GIVEN REQUEST: Using the records below, report how many lines hold "this", with no extra text.

>> BEGIN AVAILABLE DATA

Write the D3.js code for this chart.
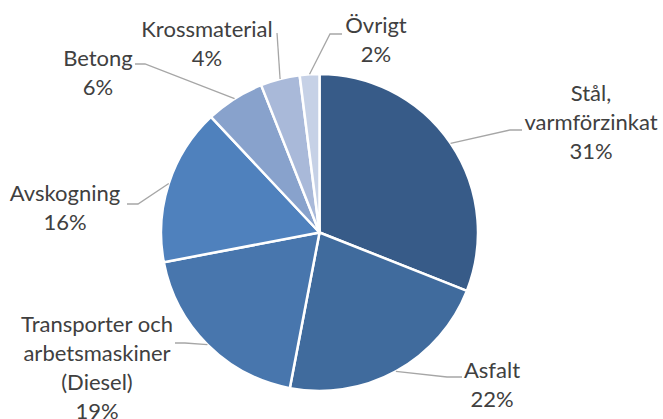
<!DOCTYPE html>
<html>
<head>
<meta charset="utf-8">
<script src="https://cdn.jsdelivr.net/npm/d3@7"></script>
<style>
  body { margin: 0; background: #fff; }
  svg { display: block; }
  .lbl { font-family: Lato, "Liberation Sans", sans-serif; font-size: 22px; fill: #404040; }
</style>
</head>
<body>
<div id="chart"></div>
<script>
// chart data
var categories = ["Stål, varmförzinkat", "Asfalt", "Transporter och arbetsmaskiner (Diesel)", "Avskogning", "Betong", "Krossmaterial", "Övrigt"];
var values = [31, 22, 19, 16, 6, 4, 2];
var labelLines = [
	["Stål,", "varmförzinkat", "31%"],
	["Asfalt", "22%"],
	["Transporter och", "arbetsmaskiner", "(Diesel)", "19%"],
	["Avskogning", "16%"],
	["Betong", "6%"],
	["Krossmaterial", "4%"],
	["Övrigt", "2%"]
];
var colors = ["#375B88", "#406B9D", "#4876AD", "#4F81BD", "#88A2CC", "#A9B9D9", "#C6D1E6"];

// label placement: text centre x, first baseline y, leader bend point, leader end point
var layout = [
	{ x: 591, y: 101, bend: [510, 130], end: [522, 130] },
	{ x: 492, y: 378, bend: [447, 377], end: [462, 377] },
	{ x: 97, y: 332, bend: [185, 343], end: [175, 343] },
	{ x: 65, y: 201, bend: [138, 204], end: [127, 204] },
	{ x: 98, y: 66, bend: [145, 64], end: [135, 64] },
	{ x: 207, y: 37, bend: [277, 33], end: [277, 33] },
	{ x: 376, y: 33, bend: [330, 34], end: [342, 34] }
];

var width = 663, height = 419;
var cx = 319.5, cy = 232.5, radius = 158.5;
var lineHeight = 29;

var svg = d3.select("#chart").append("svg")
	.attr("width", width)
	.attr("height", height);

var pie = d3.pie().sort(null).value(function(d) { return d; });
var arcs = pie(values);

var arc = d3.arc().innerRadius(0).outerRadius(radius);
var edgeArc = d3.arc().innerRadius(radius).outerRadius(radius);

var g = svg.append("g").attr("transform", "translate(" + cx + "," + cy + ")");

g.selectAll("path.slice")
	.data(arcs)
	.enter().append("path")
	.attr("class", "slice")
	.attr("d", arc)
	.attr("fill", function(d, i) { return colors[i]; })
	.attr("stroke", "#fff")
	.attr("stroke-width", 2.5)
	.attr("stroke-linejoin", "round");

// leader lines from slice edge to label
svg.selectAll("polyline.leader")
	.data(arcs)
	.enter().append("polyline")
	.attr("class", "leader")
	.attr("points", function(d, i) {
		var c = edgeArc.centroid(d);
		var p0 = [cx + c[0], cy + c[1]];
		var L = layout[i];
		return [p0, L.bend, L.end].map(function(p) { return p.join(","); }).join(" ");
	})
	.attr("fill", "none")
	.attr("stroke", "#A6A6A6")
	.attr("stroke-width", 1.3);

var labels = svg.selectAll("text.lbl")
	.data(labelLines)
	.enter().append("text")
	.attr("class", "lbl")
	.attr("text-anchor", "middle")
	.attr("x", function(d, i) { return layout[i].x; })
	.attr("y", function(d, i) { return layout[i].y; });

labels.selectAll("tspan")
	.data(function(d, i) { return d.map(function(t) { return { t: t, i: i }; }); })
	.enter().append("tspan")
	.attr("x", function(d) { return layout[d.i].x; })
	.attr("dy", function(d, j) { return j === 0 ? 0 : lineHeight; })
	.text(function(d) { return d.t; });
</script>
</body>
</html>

>> END AVAILABLE DATA
>> BEGIN AVAILABLE DATA

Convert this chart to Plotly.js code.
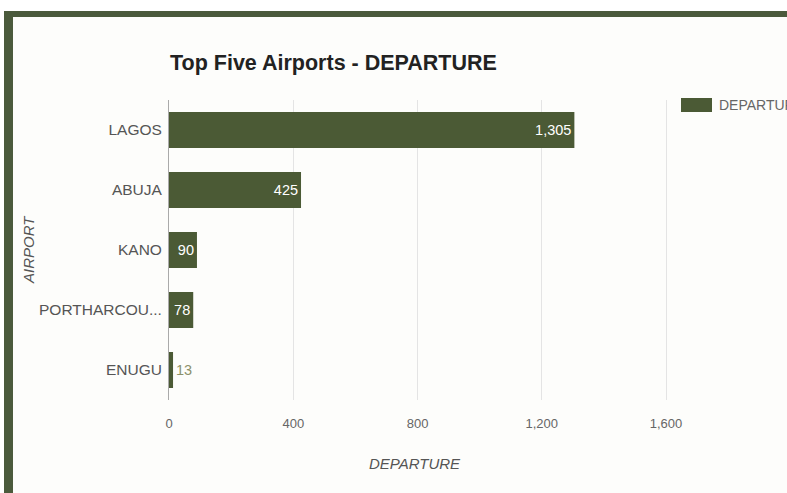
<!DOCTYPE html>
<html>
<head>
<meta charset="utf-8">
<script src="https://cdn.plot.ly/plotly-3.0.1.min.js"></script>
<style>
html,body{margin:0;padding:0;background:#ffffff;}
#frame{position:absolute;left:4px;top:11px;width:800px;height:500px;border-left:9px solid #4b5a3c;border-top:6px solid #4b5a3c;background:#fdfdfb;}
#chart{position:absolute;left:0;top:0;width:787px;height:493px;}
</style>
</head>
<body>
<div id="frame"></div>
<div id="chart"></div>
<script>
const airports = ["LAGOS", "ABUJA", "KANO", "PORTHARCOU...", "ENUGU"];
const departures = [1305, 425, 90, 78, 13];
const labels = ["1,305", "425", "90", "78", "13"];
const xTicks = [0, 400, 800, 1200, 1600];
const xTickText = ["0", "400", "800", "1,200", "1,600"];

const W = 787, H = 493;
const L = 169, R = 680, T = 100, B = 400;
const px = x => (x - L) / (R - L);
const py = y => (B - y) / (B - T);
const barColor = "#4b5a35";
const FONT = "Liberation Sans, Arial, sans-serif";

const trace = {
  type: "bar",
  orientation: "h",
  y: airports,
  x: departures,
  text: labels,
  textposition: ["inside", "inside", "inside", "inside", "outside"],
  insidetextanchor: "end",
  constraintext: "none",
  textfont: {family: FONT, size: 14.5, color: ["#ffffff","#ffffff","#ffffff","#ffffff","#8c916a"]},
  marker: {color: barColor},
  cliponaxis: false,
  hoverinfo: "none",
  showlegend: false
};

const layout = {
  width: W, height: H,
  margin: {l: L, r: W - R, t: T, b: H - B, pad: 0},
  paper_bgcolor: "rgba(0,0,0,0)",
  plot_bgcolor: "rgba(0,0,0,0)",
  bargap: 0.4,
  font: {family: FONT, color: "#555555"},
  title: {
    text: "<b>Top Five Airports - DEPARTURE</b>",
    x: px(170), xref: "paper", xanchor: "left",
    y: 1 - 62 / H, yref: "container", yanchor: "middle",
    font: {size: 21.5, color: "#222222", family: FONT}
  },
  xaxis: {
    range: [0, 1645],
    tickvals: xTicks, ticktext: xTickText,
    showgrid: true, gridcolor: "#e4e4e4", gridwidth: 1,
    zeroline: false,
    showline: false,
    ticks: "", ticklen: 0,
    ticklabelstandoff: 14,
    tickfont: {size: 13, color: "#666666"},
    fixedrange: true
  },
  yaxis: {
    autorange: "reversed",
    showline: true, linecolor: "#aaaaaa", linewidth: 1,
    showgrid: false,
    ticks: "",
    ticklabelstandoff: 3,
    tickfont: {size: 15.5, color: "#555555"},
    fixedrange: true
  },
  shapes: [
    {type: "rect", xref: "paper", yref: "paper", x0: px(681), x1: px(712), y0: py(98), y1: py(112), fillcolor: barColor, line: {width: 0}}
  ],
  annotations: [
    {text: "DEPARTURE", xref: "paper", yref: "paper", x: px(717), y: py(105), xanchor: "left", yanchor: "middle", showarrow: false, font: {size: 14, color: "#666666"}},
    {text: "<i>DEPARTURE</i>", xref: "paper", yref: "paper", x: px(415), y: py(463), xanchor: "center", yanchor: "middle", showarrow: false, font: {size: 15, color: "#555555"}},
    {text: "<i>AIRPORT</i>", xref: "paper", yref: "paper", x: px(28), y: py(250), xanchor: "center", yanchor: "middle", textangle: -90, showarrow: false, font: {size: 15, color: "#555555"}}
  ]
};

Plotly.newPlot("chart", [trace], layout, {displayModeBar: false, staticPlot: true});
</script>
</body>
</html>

>> END AVAILABLE DATA

SOLUTION: 2